** begin **
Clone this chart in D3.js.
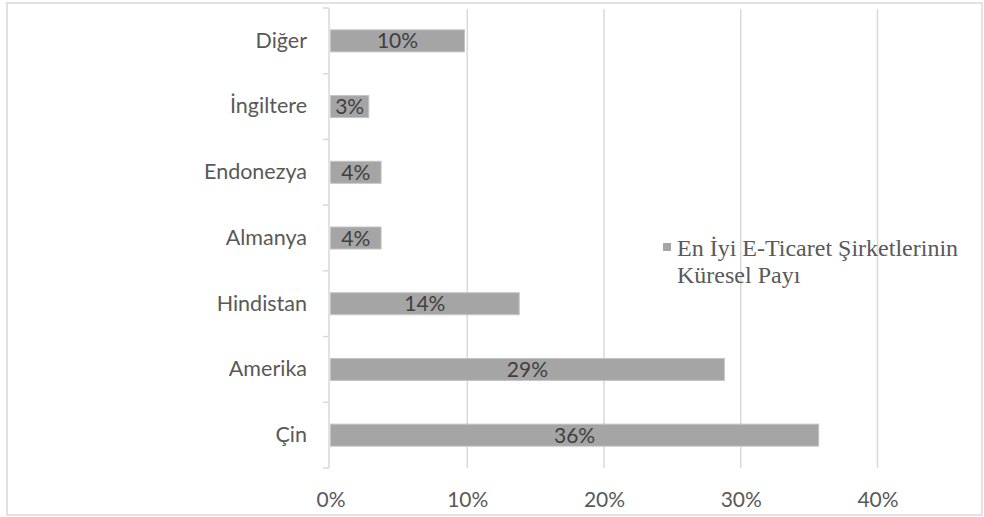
<!DOCTYPE html>
<html>
<head>
<meta charset="utf-8">
<script src="https://cdn.jsdelivr.net/npm/d3@7"></script>
<style>
  body { margin: 0; background: #fff; }
  svg { display: block; }
</style>
</head>
<body>
<script>
var width = 984,
    height = 517;

// data, top to bottom as shown
var countries = ["Diğer", "İngiltere", "Endonezya", "Almanya", "Hindistan", "Amerika", "Çin"]
var shares = [0.098, 0.028, 0.037, 0.037, 0.138, 0.288, 0.357]
var shareLabels = ["10%", "3%", "4%", "4%", "14%", "29%", "36%"]
var xTicks = [0, 0.1, 0.2, 0.3, 0.4]
var legendLines = ["En İyi E-Ticaret Şirketlerinin", "Küresel Payı"]

var plot = {top: 8, bottom: 468, left: 330.5, right: 877.5}
var gridColor = "#d9d9d9",
    barColor = "#a5a5a5",
    textColor = "#595959",
    labelFont = "Lato, 'Open Sans', sans-serif";

var svg = d3.select("body").append("svg")
    .attr("width", width)
    .attr("height", height);

// outer chart border
svg.append("rect")
    .attr("x", 7).attr("y", 3)
    .attr("width", width - 9).attr("height", height - 5)
    .attr("fill", "none")
    .attr("stroke", gridColor)
    .attr("stroke-width", 1.5);

var x = d3.scaleLinear()
    .domain([0, 0.4])
    .range([plot.left, plot.right]);

var y = d3.scaleBand()
    .domain(countries)
    .range([plot.top, plot.bottom])
    .paddingInner(0.665)
    .paddingOuter(0.3325);

// vertical gridlines
svg.append("g")
    .selectAll("line")
    .data(xTicks.slice(1))
    .join("line")
    .attr("x1", d => x(d)).attr("x2", d => x(d))
    .attr("y1", plot.top + 1).attr("y2", plot.bottom)
    .attr("stroke", gridColor)
    .attr("stroke-width", 1.5);

// y axis line + ticks between categories
var axisX = plot.left - 1.5;
svg.append("line")
    .attr("x1", axisX).attr("x2", axisX)
    .attr("y1", plot.top).attr("y2", plot.bottom)
    .attr("stroke", gridColor)
    .attr("stroke-width", 1.5);

var boundaries = d3.range(countries.length + 1).map(i => plot.top + i * y.step());
svg.append("g")
    .selectAll("line")
    .data(boundaries)
    .join("line")
    .attr("x1", axisX - 6).attr("x2", axisX)
    .attr("y1", d => d).attr("y2", d => d)
    .attr("stroke", gridColor)
    .attr("stroke-width", 1.5);

// category labels
var yAxis = svg.append("g")
    .attr("transform", "translate(" + axisX + ",0)")
    .call(d3.axisLeft(y).tickSize(0).tickPadding(22));
yAxis.select(".domain").remove();
yAxis.selectAll("text")
    .attr("fill", textColor)
    .style("font-family", labelFont)
    .style("font-size", "21.5px");

// x tick labels
var xAxis = svg.append("g")
    .attr("transform", "translate(0," + plot.bottom + ")")
    .call(d3.axisBottom(x).tickValues(xTicks).tickFormat(d3.format(".0%")).tickSize(0).tickPadding(24));
xAxis.select(".domain").remove();
xAxis.selectAll("text")
    .attr("fill", textColor)
    .style("font-family", labelFont)
    .style("font-size", "21px");

// bars
svg.append("g")
    .selectAll("rect")
    .data(countries)
    .join("rect")
    .attr("x", x(0))
    .attr("y", d => y(d))
    .attr("width", (d, i) => x(shares[i]) - x(0))
    .attr("height", y.bandwidth())
    .attr("fill", barColor)
    .attr("stroke", "#c4c4c4")
    .attr("stroke-width", 1);

// value labels in bars
svg.append("g")
    .selectAll("text")
    .data(countries)
    .join("text")
    .attr("x", (d, i) => (x(0) + x(shares[i])) / 2)
    .attr("y", d => y(d) + y.bandwidth() / 2)
    .attr("dy", "0.36em")
    .attr("text-anchor", "middle")
    .attr("fill", "#404040")
    .style("font-family", labelFont)
    .style("font-size", "21px")
    .text((d, i) => shareLabels[i]);

// legend
var legend = svg.append("g");
legend.append("rect")
    .attr("x", 663).attr("y", 243)
    .attr("width", 8).attr("height", 8)
    .attr("fill", barColor);
legend.append("text")
    .attr("x", 677)
    .attr("y", 256)
    .attr("fill", textColor)
    .style("font-family", "'Liberation Serif', 'Times New Roman', serif")
    .style("font-size", "24px")
    .selectAll("tspan")
    .data(legendLines)
    .join("tspan")
    .attr("x", 677)
    .attr("dy", (d, i) => i ? 26.5 : 0)
    .text(d => d);
</script>
</body>
</html>
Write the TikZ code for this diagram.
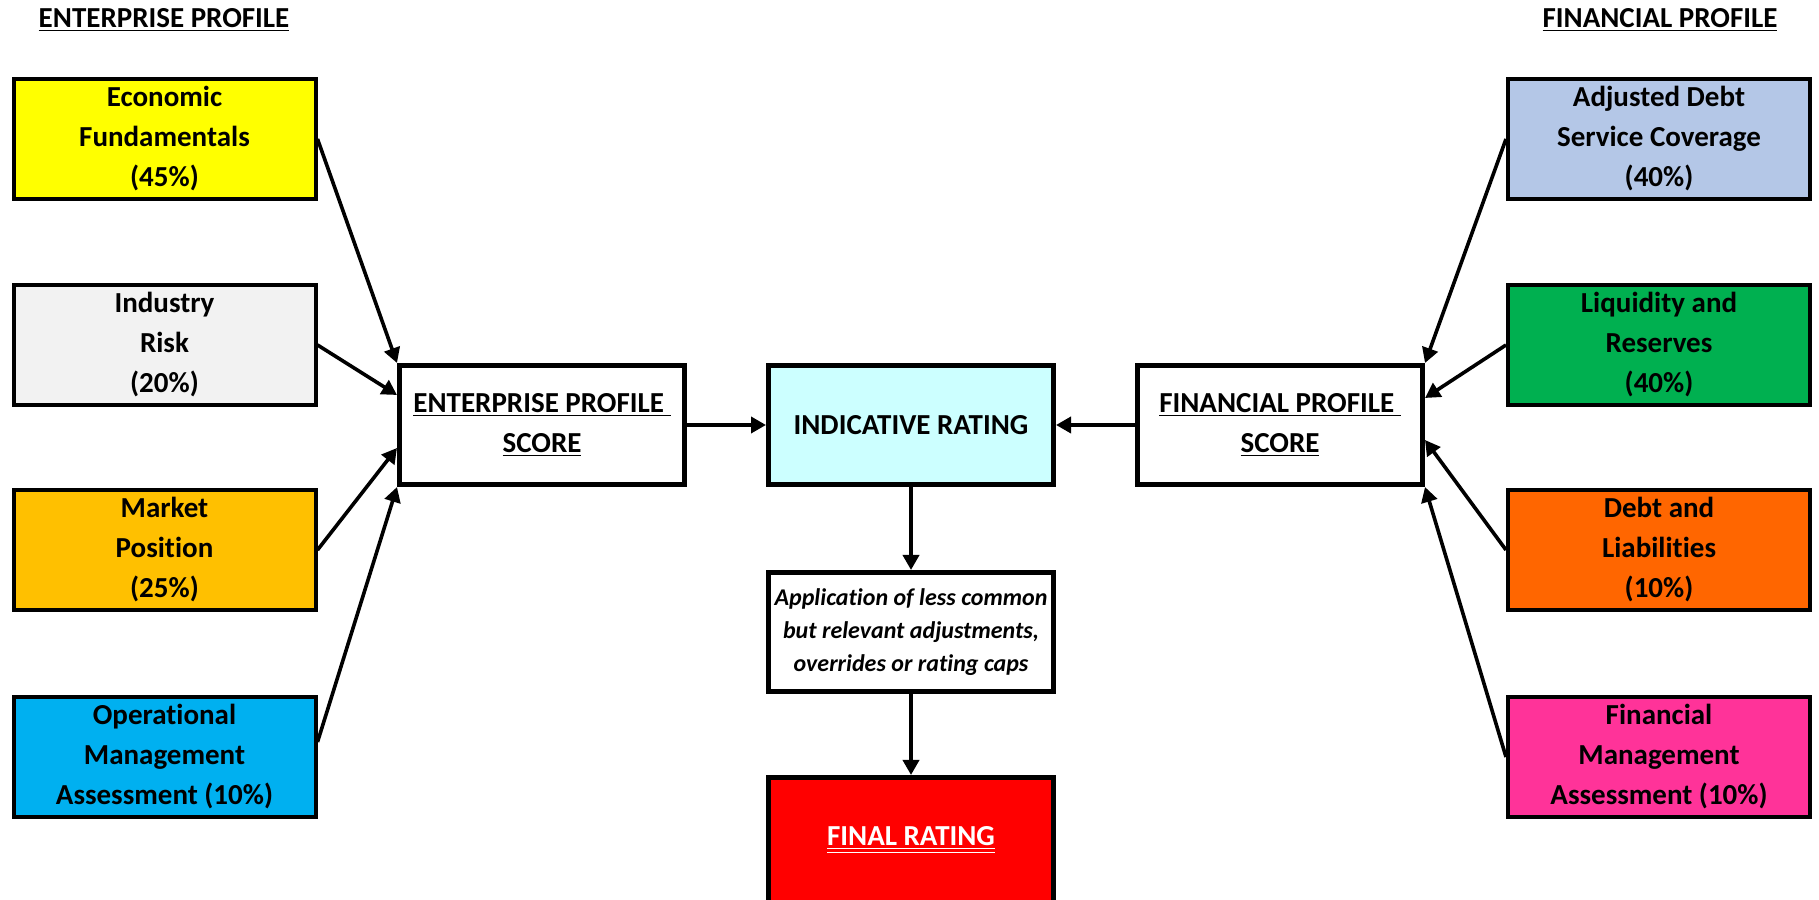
\documentclass[tikz,border=0pt]{standalone}
\usepackage{fontspec}
\setmainfont{Carlito}[Ligatures=NoCommon]
\usetikzlibrary{arrows.meta}
\definecolor{econyellow}{HTML}{FFFF00}
\definecolor{riskgray}{HTML}{F2F2F2}
\definecolor{marketgold}{HTML}{FFC000}
\definecolor{opsblue}{HTML}{00B0F0}
\definecolor{indcyan}{HTML}{CCFFFF}
\definecolor{finalred}{HTML}{FF0000}
\definecolor{dscblue}{HTML}{B4C7E7}
\definecolor{liqgreen}{HTML}{00B050}
\definecolor{debtorange}{HTML}{FF6600}
\definecolor{mgmtpink}{HTML}{FF3399}
\begin{document}
\begin{tikzpicture}[x=.5pt,y=.5pt,line width=1.8pt,>={Triangle[length=7.5pt,width=8pt]},
 font=\fontsize{14.5}{20}\selectfont\bfseries,
 factor/.style={draw,line width=2pt,minimum width=151pt,minimum height=60pt,
  align=center,inner sep=2pt},
 scorebox/.style={draw,line width=2.3pt,minimum width=142.7pt,minimum height=59.7pt,
  align=center,inner sep=2pt}]
 \useasboundingbox (0,0) rectangle (1819,899);
 % headings
 \node (ephead) at (164,879) {\underline{ENTERPRISE PROFILE}};
 \node (fphead) at (1660,879) {\underline{FINANCIAL PROFILE}};
 % enterprise factors
 \node[factor,fill=econyellow] (econ) at (164.5,760) {Economic\\Fundamentals\\(45\%)};
 \node[factor,fill=riskgray] (indr) at (164.5,554) {Industry\\Risk\\(20\%)};
 \node[factor,fill=marketgold] (mkt) at (164.5,349) {Market\\Position\\(25\%)};
 \node[factor,fill=opsblue] (opm) at (164.5,142) {Operational\\Management\\Assessment (10\%)};
 % financial factors
 \node[factor,fill=dscblue] (adsc) at (1659,760) {Adjusted Debt\\Service Coverage\\(40\%)};
 \node[factor,fill=liqgreen] (liq) at (1659,554) {Liquidity and\\Reserves\\(40\%)};
 \node[factor,fill=debtorange] (debt) at (1659,349) {Debt and\\Liabilities\\(10\%)};
 \node[factor,fill=mgmtpink] (fmgt) at (1659,142) {Financial\\Management\\Assessment (10\%)};
 % scores and ratings
 \node[scorebox] (eps) at (542,474) {\underline{ENTERPRISE PROFILE\ }\\\underline{SCORE}};
 \node[scorebox,fill=indcyan] (ind) at (911,474) {INDICATIVE RATING};
 \node[scorebox] (fps) at (1280,474) {\underline{FINANCIAL PROFILE\ }\\\underline{SCORE}};
 \node[scorebox,font=\fontsize{12}{16.5}\selectfont\bfseries\itshape] (app) at (911,267)
  {Application of less common\\but relevant adjustments,\\overrides or rating caps};
 \node[scorebox,fill=finalred,text=white,minimum height=62.7pt] (final) at (911,59)
  {\underline{\underline{FINAL RATING}}};
 % connectors
 \draw[->] (econ.east) -- (eps.north west);
 \draw[->] (indr.east) -- ([yshift=15pt]eps.west);
 \draw[->] (mkt.east) -- ([yshift=-11.5pt]eps.west);
 \draw[->] ([yshift=7.5pt]opm.east) -- (eps.south west);
 \draw[->] (adsc.west) -- (fps.north east);
 \draw[->] (liq.west) -- ([yshift=13.5pt]fps.east);
 \draw[->] (debt.west) -- ([yshift=-7.5pt]fps.east);
 \draw[->] (fmgt.west) -- (fps.south east);
 \draw[->] (eps.east) -- (ind.west);
 \draw[->] (fps.west) -- (ind.east);
 \draw[->] (ind.south) -- (app.north);
 \draw[->] (app.south) -- (final.north);
\end{tikzpicture}
\end{document}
** end **
■ OBJECTIVE ■
Scan the material and collect every line that contains "chart".

■ TASK ANSWER ■
Clone this chart in D3.js.
// outer chart border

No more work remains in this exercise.